Goal ▸
Write out the data below in full, unchanged, minus the images.

Raw data ▸
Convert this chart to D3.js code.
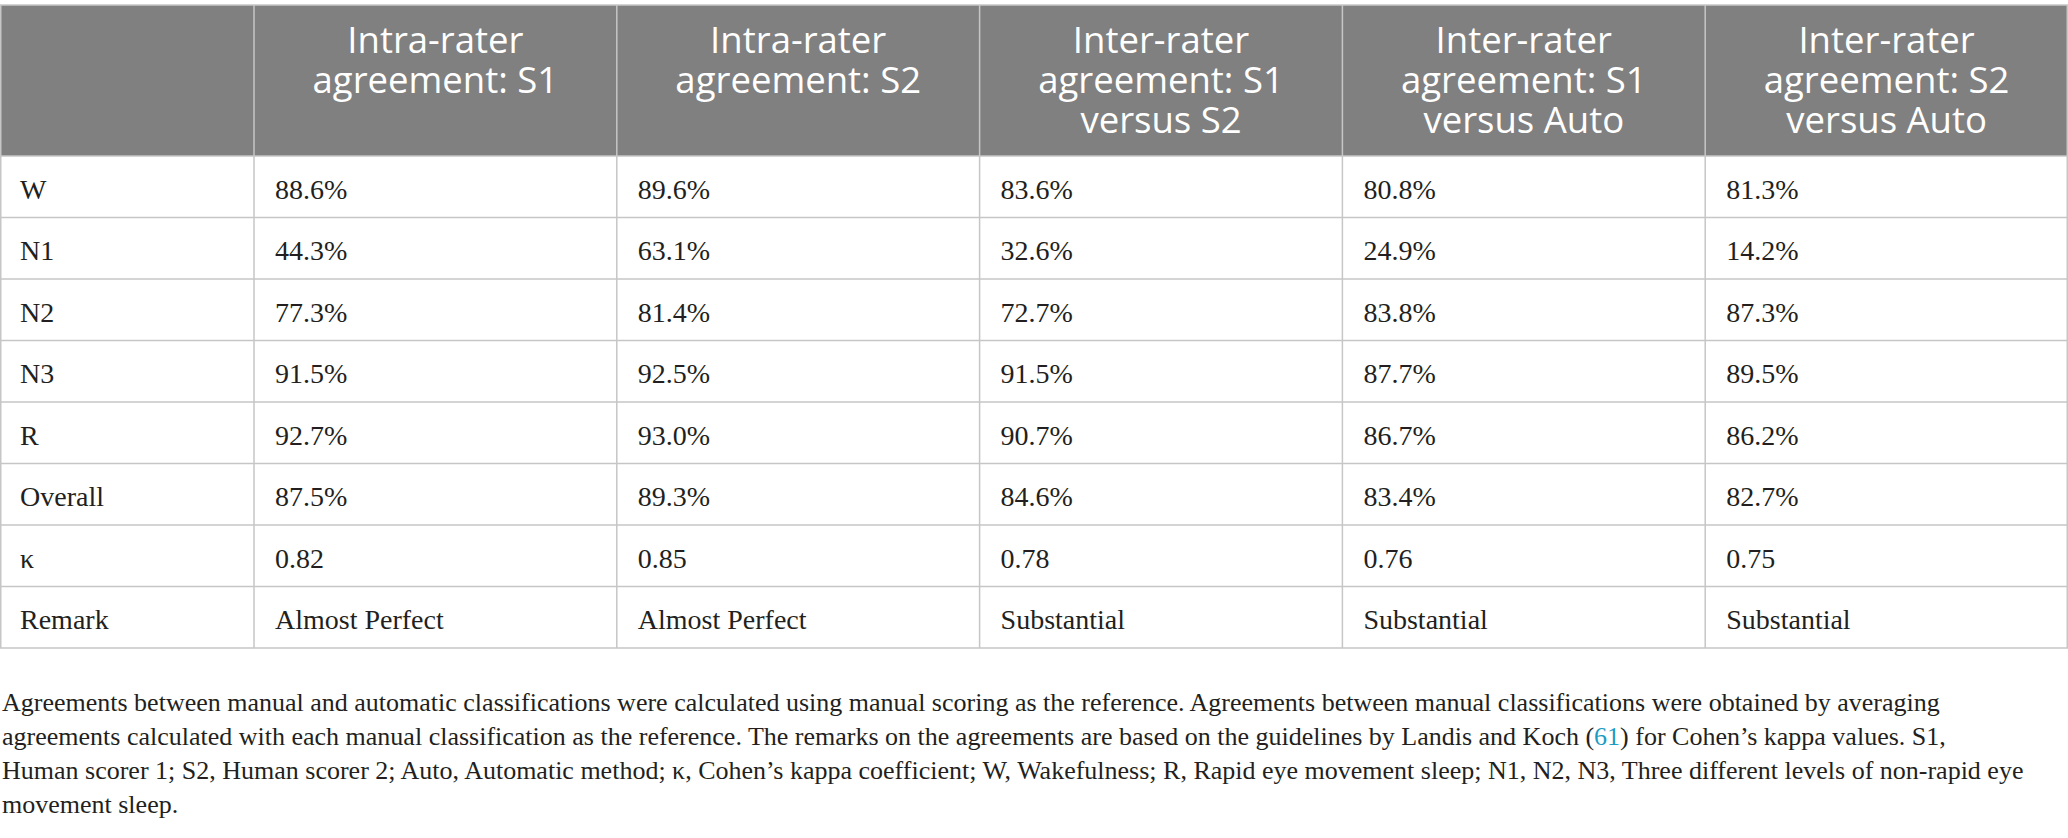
<!DOCTYPE html>
<html>
<head>
<meta charset="utf-8">
<script src="https://cdn.jsdelivr.net/npm/d3@7"></script>
<style>
  body { margin: 0; background: #fff; }
  svg { display: block; }
</style>
</head>
<body>
<div id="table"></div>
<script>
/* DATA */
const headers = [
  ["Intra-rater", "agreement: S1"],
  ["Intra-rater", "agreement: S2"],
  ["Inter-rater", "agreement: S1", "versus S2"],
  ["Inter-rater", "agreement: S1", "versus Auto"],
  ["Inter-rater", "agreement: S2", "versus Auto"]
];
const rowLabels = ["W", "N1", "N2", "N3", "R", "Overall", "κ", "Remark"];
const intraS1 = ["88.6%", "44.3%", "77.3%", "91.5%", "92.7%", "87.5%", "0.82", "Almost Perfect"];
const intraS2 = ["89.6%", "63.1%", "81.4%", "92.5%", "93.0%", "89.3%", "0.85", "Almost Perfect"];
const interS1S2 = ["83.6%", "32.6%", "72.7%", "91.5%", "90.7%", "84.6%", "0.78", "Substantial"];
const interS1Auto = ["80.8%", "24.9%", "83.8%", "87.7%", "86.7%", "83.4%", "0.76", "Substantial"];
const interS2Auto = ["81.3%", "14.2%", "87.3%", "89.5%", "86.2%", "82.7%", "0.75", "Substantial"];
const columns = [intraS1, intraS2, interS1S2, interS1Auto, interS2Auto];
const footnote = [
  ["Agreements between manual and automatic classifications were calculated using manual scoring as the reference. Agreements between manual classifications were obtained by averaging"],
  ["agreements calculated with each manual classification as the reference. The remarks on the agreements are based on the guidelines by Landis and Koch (", "61", ") for Cohen\u2019s kappa values. S1,"],
  ["Human scorer 1; S2, Human scorer 2; Auto, Automatic method; \u03ba, Cohen\u2019s kappa coefficient; W, Wakefulness; R, Rapid eye movement sleep; N1, N2, N3, Three different levels of non-rapid eye"],
  ["movement sleep."]
];

/* LAYOUT */
const width = 2068, height = 838;
const tableTop = 5, headerBottom = 156, tableBottom = 648, firstColW = 254;
const serif = "'Liberation Serif', 'DejaVu Serif', serif";
const sans = "'Open Sans', 'Noto Sans', sans-serif";
const gridColor = "#c6c6c6";
const headFirstBase = 52.5, headLine = 40;

const svg = d3.select("#table").append("svg")
  .attr("width", width).attr("height", height);

const xCol = d3.scaleBand()
  .domain(d3.range(columns.length))
  .range([firstColW, width]);

const yRow = d3.scaleBand()
  .domain(rowLabels)
  .range([headerBottom, tableBottom]);

// header background
svg.append("rect")
  .attr("x", 0).attr("y", tableTop)
  .attr("width", width).attr("height", headerBottom - tableTop)
  .attr("fill", "#7f807f");

// header text: top aligned, one text per line
svg.append("g").selectAll("g")
  .data(headers)
  .join("g")
  .attr("transform", (d, i) => `translate(${xCol(i) + xCol.bandwidth() / 2},0)`)
  .selectAll("text")
  .data(d => d)
  .join("text")
  .attr("y", (d, j) => headFirstBase + j * headLine)
  .attr("text-anchor", "middle")
  .attr("fill", "#fff")
  .attr("font-family", sans)
  .attr("font-size", 36.5)
  .text(d => d);

// grid lines
const grid = svg.append("g").attr("stroke-width", 1.5);

grid.selectAll(".hline")
  .data(rowLabels.slice(1))
  .join("line")
  .attr("class", "hline")
  .attr("x1", 0).attr("x2", width)
  .attr("y1", d => yRow(d)).attr("y2", d => yRow(d))
  .attr("stroke", gridColor);

grid.selectAll(".vline")
  .data(d3.range(columns.length))
  .join("line")
  .attr("class", "vline")
  .attr("x1", d => xCol(d)).attr("x2", d => xCol(d))
  .attr("y1", tableTop).attr("y2", tableBottom)
  .attr("stroke", gridColor);

grid.append("rect")
  .attr("x", 0.75).attr("y", tableTop)
  .attr("width", width - 1.5).attr("height", tableBottom - tableTop)
  .attr("fill", "none")
  .attr("stroke", gridColor);

grid.append("line")
  .attr("x1", 0).attr("x2", width)
  .attr("y1", headerBottom).attr("y2", headerBottom)
  .attr("stroke", gridColor);

// row labels
svg.append("g").selectAll("text")
  .data(rowLabels)
  .join("text")
  .attr("x", 20)
  .attr("y", d => yRow(d) + yRow.bandwidth() / 2)
  .attr("dy", "0.42em")
  .attr("font-family", serif)
  .attr("font-size", 28)
  .attr("fill", "#231f20")
  .text(d => d);

// cell values
svg.append("g").selectAll("g")
  .data(columns)
  .join("g")
  .attr("transform", (d, i) => `translate(${xCol(i) + 21},0)`)
  .selectAll("text")
  .data(d => d.map((v, r) => ({ v, r: rowLabels[r] })))
  .join("text")
  .attr("y", d => yRow(d.r) + yRow.bandwidth() / 2)
  .attr("dy", "0.42em")
  .attr("font-family", serif)
  .attr("font-size", 28)
  .attr("fill", "#231f20")
  .text(d => d.v);

// footnote
const note = svg.append("g").selectAll("text")
  .data(footnote)
  .join("text")
  .attr("x", 2)
  .attr("y", (d, i) => 711 + i * 34)
  .attr("font-family", serif)
  .attr("font-size", 26)
  .attr("fill", "#231f20");

note.selectAll("tspan")
  .data(d => d)
  .join("tspan")
  .attr("fill", (d, i) => i === 1 ? "#1a9cc4" : null)
  .text(d => d);
</script>
</body>
</html>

Written answer ▸
Convert this chart to D3.js code.
<!DOCTYPE html>
<html>
<head>
<meta charset="utf-8">
<script src="https://cdn.jsdelivr.net/npm/d3@7"></script>
<style>
  body { margin: 0; background: #fff; }
  svg { display: block; }
</style>
</head>
<body>
<div id="table"></div>
<script>
/* DATA */
const headers = [
  ["Intra-rater", "agreement: S1"],
  ["Intra-rater", "agreement: S2"],
  ["Inter-rater", "agreement: S1", "versus S2"],
  ["Inter-rater", "agreement: S1", "versus Auto"],
  ["Inter-rater", "agreement: S2", "versus Auto"]
];
const rowLabels = ["W", "N1", "N2", "N3", "R", "Overall", "κ", "Remark"];
const intraS1 = ["88.6%", "44.3%", "77.3%", "91.5%", "92.7%", "87.5%", "0.82", "Almost Perfect"];
const intraS2 = ["89.6%", "63.1%", "81.4%", "92.5%", "93.0%", "89.3%", "0.85", "Almost Perfect"];
const interS1S2 = ["83.6%", "32.6%", "72.7%", "91.5%", "90.7%", "84.6%", "0.78", "Substantial"];
const interS1Auto = ["80.8%", "24.9%", "83.8%", "87.7%", "86.7%", "83.4%", "0.76", "Substantial"];
const interS2Auto = ["81.3%", "14.2%", "87.3%", "89.5%", "86.2%", "82.7%", "0.75", "Substantial"];
const columns = [intraS1, intraS2, interS1S2, interS1Auto, interS2Auto];
const footnote = [
  ["Agreements between manual and automatic classifications were calculated using manual scoring as the reference. Agreements between manual classifications were obtained by averaging"],
  ["agreements calculated with each manual classification as the reference. The remarks on the agreements are based on the guidelines by Landis and Koch (", "61", ") for Cohen\u2019s kappa values. S1,"],
  ["Human scorer 1; S2, Human scorer 2; Auto, Automatic method; \u03ba, Cohen\u2019s kappa coefficient; W, Wakefulness; R, Rapid eye movement sleep; N1, N2, N3, Three different levels of non-rapid eye"],
  ["movement sleep."]
];

/* LAYOUT */
const width = 2068, height = 838;
const tableTop = 5, headerBottom = 156, tableBottom = 648, firstColW = 254;
const serif = "'Liberation Serif', 'DejaVu Serif', serif";
const sans = "'Open Sans', 'Noto Sans', sans-serif";
const gridColor = "#c6c6c6";
const headFirstBase = 52.5, headLine = 40;

const svg = d3.select("#table").append("svg")
  .attr("width", width).attr("height", height);

const xCol = d3.scaleBand()
  .domain(d3.range(columns.length))
  .range([firstColW, width]);

const yRow = d3.scaleBand()
  .domain(rowLabels)
  .range([headerBottom, tableBottom]);

// header background
svg.append("rect")
  .attr("x", 0).attr("y", tableTop)
  .attr("width", width).attr("height", headerBottom - tableTop)
  .attr("fill", "#7f807f");

// header text: top aligned, one text per line
svg.append("g").selectAll("g")
  .data(headers)
  .join("g")
  .attr("transform", (d, i) => `translate(${xCol(i) + xCol.bandwidth() / 2},0)`)
  .selectAll("text")
  .data(d => d)
  .join("text")
  .attr("y", (d, j) => headFirstBase + j * headLine)
  .attr("text-anchor", "middle")
  .attr("fill", "#fff")
  .attr("font-family", sans)
  .attr("font-size", 36.5)
  .text(d => d);

// grid lines
const grid = svg.append("g").attr("stroke-width", 1.5);

grid.selectAll(".hline")
  .data(rowLabels.slice(1))
  .join("line")
  .attr("class", "hline")
  .attr("x1", 0).attr("x2", width)
  .attr("y1", d => yRow(d)).attr("y2", d => yRow(d))
  .attr("stroke", gridColor);

grid.selectAll(".vline")
  .data(d3.range(columns.length))
  .join("line")
  .attr("class", "vline")
  .attr("x1", d => xCol(d)).attr("x2", d => xCol(d))
  .attr("y1", tableTop).attr("y2", tableBottom)
  .attr("stroke", gridColor);

grid.append("rect")
  .attr("x", 0.75).attr("y", tableTop)
  .attr("width", width - 1.5).attr("height", tableBottom - tableTop)
  .attr("fill", "none")
  .attr("stroke", gridColor);

grid.append("line")
  .attr("x1", 0).attr("x2", width)
  .attr("y1", headerBottom).attr("y2", headerBottom)
  .attr("stroke", gridColor);

// row labels
svg.append("g").selectAll("text")
  .data(rowLabels)
  .join("text")
  .attr("x", 20)
  .attr("y", d => yRow(d) + yRow.bandwidth() / 2)
  .attr("dy", "0.42em")
  .attr("font-family", serif)
  .attr("font-size", 28)
  .attr("fill", "#231f20")
  .text(d => d);

// cell values
svg.append("g").selectAll("g")
  .data(columns)
  .join("g")
  .attr("transform", (d, i) => `translate(${xCol(i) + 21},0)`)
  .selectAll("text")
  .data(d => d.map((v, r) => ({ v, r: rowLabels[r] })))
  .join("text")
  .attr("y", d => yRow(d.r) + yRow.bandwidth() / 2)
  .attr("dy", "0.42em")
  .attr("font-family", serif)
  .attr("font-size", 28)
  .attr("fill", "#231f20")
  .text(d => d.v);

// footnote
const note = svg.append("g").selectAll("text")
  .data(footnote)
  .join("text")
  .attr("x", 2)
  .attr("y", (d, i) => 711 + i * 34)
  .attr("font-family", serif)
  .attr("font-size", 26)
  .attr("fill", "#231f20");

note.selectAll("tspan")
  .data(d => d)
  .join("tspan")
  .attr("fill", (d, i) => i === 1 ? "#1a9cc4" : null)
  .text(d => d);
</script>
</body>
</html>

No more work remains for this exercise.